Written problem — Repeat the material verbatim. Images are excluded from the copy.

# Data extract start

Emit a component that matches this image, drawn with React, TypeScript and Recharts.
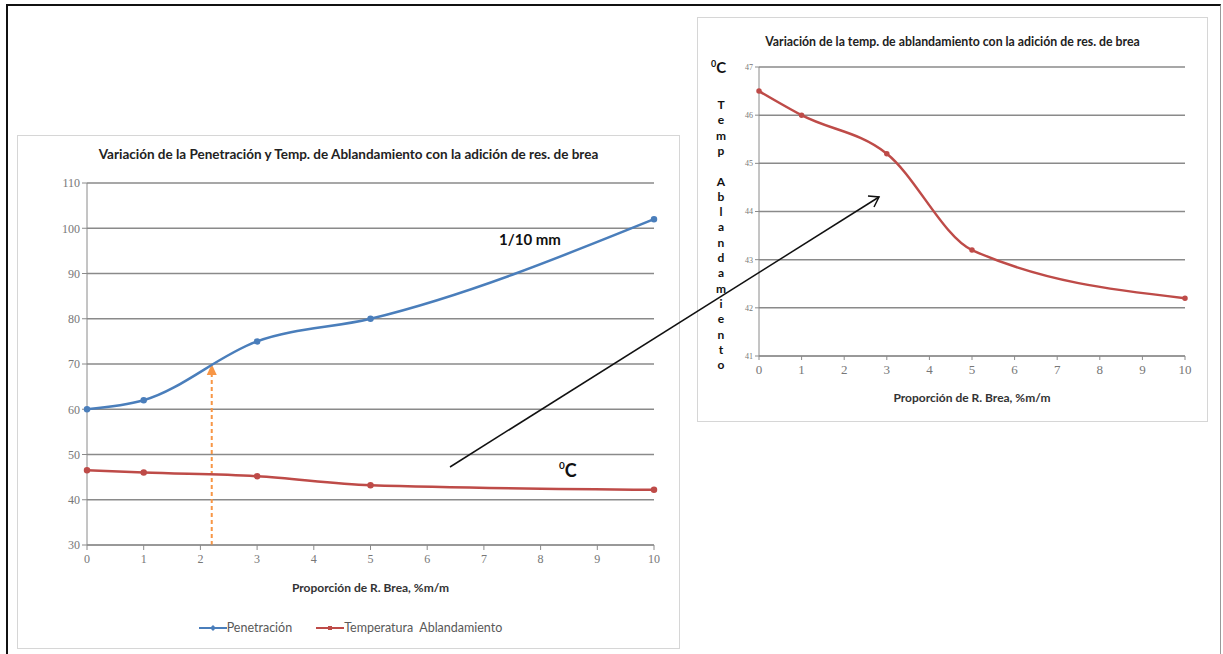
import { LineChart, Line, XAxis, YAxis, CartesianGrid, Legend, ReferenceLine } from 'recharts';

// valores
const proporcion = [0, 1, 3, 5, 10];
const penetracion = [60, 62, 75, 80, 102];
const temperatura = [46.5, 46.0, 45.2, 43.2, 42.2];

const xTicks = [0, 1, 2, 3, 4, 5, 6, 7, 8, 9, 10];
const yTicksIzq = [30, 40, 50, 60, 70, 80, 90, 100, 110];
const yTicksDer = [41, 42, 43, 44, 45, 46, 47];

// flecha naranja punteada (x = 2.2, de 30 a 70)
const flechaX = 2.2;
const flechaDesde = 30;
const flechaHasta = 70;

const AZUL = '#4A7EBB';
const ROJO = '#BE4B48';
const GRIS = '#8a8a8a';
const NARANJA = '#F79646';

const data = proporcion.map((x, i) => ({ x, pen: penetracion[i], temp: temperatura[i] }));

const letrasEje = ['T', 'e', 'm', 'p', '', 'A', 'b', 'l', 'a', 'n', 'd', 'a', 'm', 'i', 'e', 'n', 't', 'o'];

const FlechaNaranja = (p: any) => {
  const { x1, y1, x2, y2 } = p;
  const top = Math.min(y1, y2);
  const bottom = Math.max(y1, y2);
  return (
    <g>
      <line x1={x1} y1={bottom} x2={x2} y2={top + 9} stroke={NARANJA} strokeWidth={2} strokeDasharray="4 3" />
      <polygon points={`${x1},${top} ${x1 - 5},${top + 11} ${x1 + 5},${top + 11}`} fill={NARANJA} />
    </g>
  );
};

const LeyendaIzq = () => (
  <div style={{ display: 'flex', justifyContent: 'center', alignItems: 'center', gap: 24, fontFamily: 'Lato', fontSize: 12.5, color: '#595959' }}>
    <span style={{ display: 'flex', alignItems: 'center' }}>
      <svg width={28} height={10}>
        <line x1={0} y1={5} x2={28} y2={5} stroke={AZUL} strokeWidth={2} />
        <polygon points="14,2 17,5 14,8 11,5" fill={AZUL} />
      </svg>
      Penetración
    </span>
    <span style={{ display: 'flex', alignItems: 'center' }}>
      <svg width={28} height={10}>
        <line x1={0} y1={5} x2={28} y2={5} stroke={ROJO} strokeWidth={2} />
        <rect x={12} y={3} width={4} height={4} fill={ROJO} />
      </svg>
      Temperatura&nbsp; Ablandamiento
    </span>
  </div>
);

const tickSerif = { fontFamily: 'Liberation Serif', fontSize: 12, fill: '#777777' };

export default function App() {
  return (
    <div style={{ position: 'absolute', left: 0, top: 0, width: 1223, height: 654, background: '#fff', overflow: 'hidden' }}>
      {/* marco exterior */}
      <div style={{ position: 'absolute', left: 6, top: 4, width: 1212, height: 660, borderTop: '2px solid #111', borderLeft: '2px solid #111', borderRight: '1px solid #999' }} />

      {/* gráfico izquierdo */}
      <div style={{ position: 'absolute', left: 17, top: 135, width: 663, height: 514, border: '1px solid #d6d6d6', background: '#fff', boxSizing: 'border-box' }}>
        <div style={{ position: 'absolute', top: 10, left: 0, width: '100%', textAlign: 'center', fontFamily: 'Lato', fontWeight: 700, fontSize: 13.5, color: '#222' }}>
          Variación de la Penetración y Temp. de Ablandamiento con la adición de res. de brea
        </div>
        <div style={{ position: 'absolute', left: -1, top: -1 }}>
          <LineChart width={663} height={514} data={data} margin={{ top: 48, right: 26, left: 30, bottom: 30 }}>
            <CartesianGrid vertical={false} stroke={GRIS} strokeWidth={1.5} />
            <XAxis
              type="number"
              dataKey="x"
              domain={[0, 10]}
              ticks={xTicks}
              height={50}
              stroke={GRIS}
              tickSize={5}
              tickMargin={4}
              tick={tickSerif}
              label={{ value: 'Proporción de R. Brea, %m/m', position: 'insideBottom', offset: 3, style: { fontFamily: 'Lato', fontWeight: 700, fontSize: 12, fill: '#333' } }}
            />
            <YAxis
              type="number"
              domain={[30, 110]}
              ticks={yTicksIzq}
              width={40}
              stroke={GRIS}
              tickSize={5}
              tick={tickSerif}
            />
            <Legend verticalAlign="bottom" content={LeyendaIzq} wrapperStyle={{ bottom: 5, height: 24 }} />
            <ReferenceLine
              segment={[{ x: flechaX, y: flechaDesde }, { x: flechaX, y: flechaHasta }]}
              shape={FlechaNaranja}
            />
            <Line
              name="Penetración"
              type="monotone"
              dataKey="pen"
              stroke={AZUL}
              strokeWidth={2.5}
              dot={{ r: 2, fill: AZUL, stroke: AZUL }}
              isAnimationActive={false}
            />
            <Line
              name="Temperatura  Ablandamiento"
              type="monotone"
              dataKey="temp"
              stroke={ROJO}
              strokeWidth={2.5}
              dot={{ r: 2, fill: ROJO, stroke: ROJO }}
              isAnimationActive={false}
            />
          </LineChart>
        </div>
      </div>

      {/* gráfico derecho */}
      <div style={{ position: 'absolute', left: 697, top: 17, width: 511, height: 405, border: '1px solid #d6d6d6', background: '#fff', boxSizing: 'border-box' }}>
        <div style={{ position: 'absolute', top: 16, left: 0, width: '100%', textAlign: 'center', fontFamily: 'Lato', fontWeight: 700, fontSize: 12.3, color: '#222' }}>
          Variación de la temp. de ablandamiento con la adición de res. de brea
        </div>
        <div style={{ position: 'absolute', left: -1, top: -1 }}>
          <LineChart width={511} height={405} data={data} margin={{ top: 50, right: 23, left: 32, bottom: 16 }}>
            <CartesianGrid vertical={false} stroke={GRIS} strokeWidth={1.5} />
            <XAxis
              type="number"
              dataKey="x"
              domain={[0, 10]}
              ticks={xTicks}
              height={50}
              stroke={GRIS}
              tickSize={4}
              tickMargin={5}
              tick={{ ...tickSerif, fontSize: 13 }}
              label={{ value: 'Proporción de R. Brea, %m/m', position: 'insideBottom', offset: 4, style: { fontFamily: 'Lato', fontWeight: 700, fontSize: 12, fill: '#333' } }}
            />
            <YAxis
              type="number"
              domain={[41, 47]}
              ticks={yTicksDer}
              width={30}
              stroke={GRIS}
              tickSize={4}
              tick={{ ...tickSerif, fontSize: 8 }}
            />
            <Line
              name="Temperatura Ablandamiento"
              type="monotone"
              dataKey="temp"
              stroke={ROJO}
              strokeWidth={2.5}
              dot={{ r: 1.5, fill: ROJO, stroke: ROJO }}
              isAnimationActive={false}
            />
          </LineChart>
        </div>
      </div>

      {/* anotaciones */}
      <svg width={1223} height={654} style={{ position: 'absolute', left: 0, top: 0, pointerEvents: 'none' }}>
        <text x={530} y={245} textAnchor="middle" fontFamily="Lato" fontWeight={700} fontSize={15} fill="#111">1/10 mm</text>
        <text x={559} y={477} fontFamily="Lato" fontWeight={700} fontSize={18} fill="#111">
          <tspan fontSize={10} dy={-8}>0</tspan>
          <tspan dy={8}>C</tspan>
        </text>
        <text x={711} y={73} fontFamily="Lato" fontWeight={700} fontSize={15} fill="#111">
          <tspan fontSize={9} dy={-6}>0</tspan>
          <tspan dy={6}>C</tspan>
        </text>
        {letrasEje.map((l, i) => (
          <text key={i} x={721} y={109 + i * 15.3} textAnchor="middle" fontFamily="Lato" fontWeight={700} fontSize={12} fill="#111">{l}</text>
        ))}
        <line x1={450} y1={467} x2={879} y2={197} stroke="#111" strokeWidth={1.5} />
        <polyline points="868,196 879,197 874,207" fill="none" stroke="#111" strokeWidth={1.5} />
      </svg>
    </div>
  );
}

# Data extract end

The answer —
Emit a component that matches this image, drawn with React, TypeScript and Recharts.
import { LineChart, Line, XAxis, YAxis, CartesianGrid, Legend, ReferenceLine } from 'recharts';

// valores
const proporcion = [0, 1, 3, 5, 10];
const penetracion = [60, 62, 75, 80, 102];
const temperatura = [46.5, 46.0, 45.2, 43.2, 42.2];

const xTicks = [0, 1, 2, 3, 4, 5, 6, 7, 8, 9, 10];
const yTicksIzq = [30, 40, 50, 60, 70, 80, 90, 100, 110];
const yTicksDer = [41, 42, 43, 44, 45, 46, 47];

// flecha naranja punteada (x = 2.2, de 30 a 70)
const flechaX = 2.2;
const flechaDesde = 30;
const flechaHasta = 70;

const AZUL = '#4A7EBB';
const ROJO = '#BE4B48';
const GRIS = '#8a8a8a';
const NARANJA = '#F79646';

const data = proporcion.map((x, i) => ({ x, pen: penetracion[i], temp: temperatura[i] }));

const letrasEje = ['T', 'e', 'm', 'p', '', 'A', 'b', 'l', 'a', 'n', 'd', 'a', 'm', 'i', 'e', 'n', 't', 'o'];

const FlechaNaranja = (p: any) => {
  const { x1, y1, x2, y2 } = p;
  const top = Math.min(y1, y2);
  const bottom = Math.max(y1, y2);
  return (
    <g>
      <line x1={x1} y1={bottom} x2={x2} y2={top + 9} stroke={NARANJA} strokeWidth={2} strokeDasharray="4 3" />
      <polygon points={`${x1},${top} ${x1 - 5},${top + 11} ${x1 + 5},${top + 11}`} fill={NARANJA} />
    </g>
  );
};

const LeyendaIzq = () => (
  <div style={{ display: 'flex', justifyContent: 'center', alignItems: 'center', gap: 24, fontFamily: 'Lato', fontSize: 12.5, color: '#595959' }}>
    <span style={{ display: 'flex', alignItems: 'center' }}>
      <svg width={28} height={10}>
        <line x1={0} y1={5} x2={28} y2={5} stroke={AZUL} strokeWidth={2} />
        <polygon points="14,2 17,5 14,8 11,5" fill={AZUL} />
      </svg>
      Penetración
    </span>
    <span style={{ display: 'flex', alignItems: 'center' }}>
      <svg width={28} height={10}>
        <line x1={0} y1={5} x2={28} y2={5} stroke={ROJO} strokeWidth={2} />
        <rect x={12} y={3} width={4} height={4} fill={ROJO} />
      </svg>
      Temperatura&nbsp; Ablandamiento
    </span>
  </div>
);

const tickSerif = { fontFamily: 'Liberation Serif', fontSize: 12, fill: '#777777' };

export default function App() {
  return (
    <div style={{ position: 'absolute', left: 0, top: 0, width: 1223, height: 654, background: '#fff', overflow: 'hidden' }}>
      {/* marco exterior */}
      <div style={{ position: 'absolute', left: 6, top: 4, width: 1212, height: 660, borderTop: '2px solid #111', borderLeft: '2px solid #111', borderRight: '1px solid #999' }} />

      {/* gráfico izquierdo */}
      <div style={{ position: 'absolute', left: 17, top: 135, width: 663, height: 514, border: '1px solid #d6d6d6', background: '#fff', boxSizing: 'border-box' }}>
        <div style={{ position: 'absolute', top: 10, left: 0, width: '100%', textAlign: 'center', fontFamily: 'Lato', fontWeight: 700, fontSize: 13.5, color: '#222' }}>
          Variación de la Penetración y Temp. de Ablandamiento con la adición de res. de brea
        </div>
        <div style={{ position: 'absolute', left: -1, top: -1 }}>
          <LineChart width={663} height={514} data={data} margin={{ top: 48, right: 26, left: 30, bottom: 30 }}>
            <CartesianGrid vertical={false} stroke={GRIS} strokeWidth={1.5} />
            <XAxis
              type="number"
              dataKey="x"
              domain={[0, 10]}
              ticks={xTicks}
              height={50}
              stroke={GRIS}
              tickSize={5}
              tickMargin={4}
              tick={tickSerif}
              label={{ value: 'Proporción de R. Brea, %m/m', position: 'insideBottom', offset: 3, style: { fontFamily: 'Lato', fontWeight: 700, fontSize: 12, fill: '#333' } }}
            />
            <YAxis
              type="number"
              domain={[30, 110]}
              ticks={yTicksIzq}
              width={40}
              stroke={GRIS}
              tickSize={5}
              tick={tickSerif}
            />
            <Legend verticalAlign="bottom" content={LeyendaIzq} wrapperStyle={{ bottom: 5, height: 24 }} />
            <ReferenceLine
              segment={[{ x: flechaX, y: flechaDesde }, { x: flechaX, y: flechaHasta }]}
              shape={FlechaNaranja}
            />
            <Line
              name="Penetración"
              type="monotone"
              dataKey="pen"
              stroke={AZUL}
              strokeWidth={2.5}
              dot={{ r: 2, fill: AZUL, stroke: AZUL }}
              isAnimationActive={false}
            />
            <Line
              name="Temperatura  Ablandamiento"
              type="monotone"
              dataKey="temp"
              stroke={ROJO}
              strokeWidth={2.5}
              dot={{ r: 2, fill: ROJO, stroke: ROJO }}
              isAnimationActive={false}
            />
          </LineChart>
        </div>
      </div>

      {/* gráfico derecho */}
      <div style={{ position: 'absolute', left: 697, top: 17, width: 511, height: 405, border: '1px solid #d6d6d6', background: '#fff', boxSizing: 'border-box' }}>
        <div style={{ position: 'absolute', top: 16, left: 0, width: '100%', textAlign: 'center', fontFamily: 'Lato', fontWeight: 700, fontSize: 12.3, color: '#222' }}>
          Variación de la temp. de ablandamiento con la adición de res. de brea
        </div>
        <div style={{ position: 'absolute', left: -1, top: -1 }}>
          <LineChart width={511} height={405} data={data} margin={{ top: 50, right: 23, left: 32, bottom: 16 }}>
            <CartesianGrid vertical={false} stroke={GRIS} strokeWidth={1.5} />
            <XAxis
              type="number"
              dataKey="x"
              domain={[0, 10]}
              ticks={xTicks}
              height={50}
              stroke={GRIS}
              tickSize={4}
              tickMargin={5}
              tick={{ ...tickSerif, fontSize: 13 }}
              label={{ value: 'Proporción de R. Brea, %m/m', position: 'insideBottom', offset: 4, style: { fontFamily: 'Lato', fontWeight: 700, fontSize: 12, fill: '#333' } }}
            />
            <YAxis
              type="number"
              domain={[41, 47]}
              ticks={yTicksDer}
              width={30}
              stroke={GRIS}
              tickSize={4}
              tick={{ ...tickSerif, fontSize: 8 }}
            />
            <Line
              name="Temperatura Ablandamiento"
              type="monotone"
              dataKey="temp"
              stroke={ROJO}
              strokeWidth={2.5}
              dot={{ r: 1.5, fill: ROJO, stroke: ROJO }}
              isAnimationActive={false}
            />
          </LineChart>
        </div>
      </div>

      {/* anotaciones */}
      <svg width={1223} height={654} style={{ position: 'absolute', left: 0, top: 0, pointerEvents: 'none' }}>
        <text x={530} y={245} textAnchor="middle" fontFamily="Lato" fontWeight={700} fontSize={15} fill="#111">1/10 mm</text>
        <text x={559} y={477} fontFamily="Lato" fontWeight={700} fontSize={18} fill="#111">
          <tspan fontSize={10} dy={-8}>0</tspan>
          <tspan dy={8}>C</tspan>
        </text>
        <text x={711} y={73} fontFamily="Lato" fontWeight={700} fontSize={15} fill="#111">
          <tspan fontSize={9} dy={-6}>0</tspan>
          <tspan dy={6}>C</tspan>
        </text>
        {letrasEje.map((l, i) => (
          <text key={i} x={721} y={109 + i * 15.3} textAnchor="middle" fontFamily="Lato" fontWeight={700} fontSize={12} fill="#111">{l}</text>
        ))}
        <line x1={450} y1={467} x2={879} y2={197} stroke="#111" strokeWidth={1.5} />
        <polyline points="868,196 879,197 874,207" fill="none" stroke="#111" strokeWidth={1.5} />
      </svg>
    </div>
  );
}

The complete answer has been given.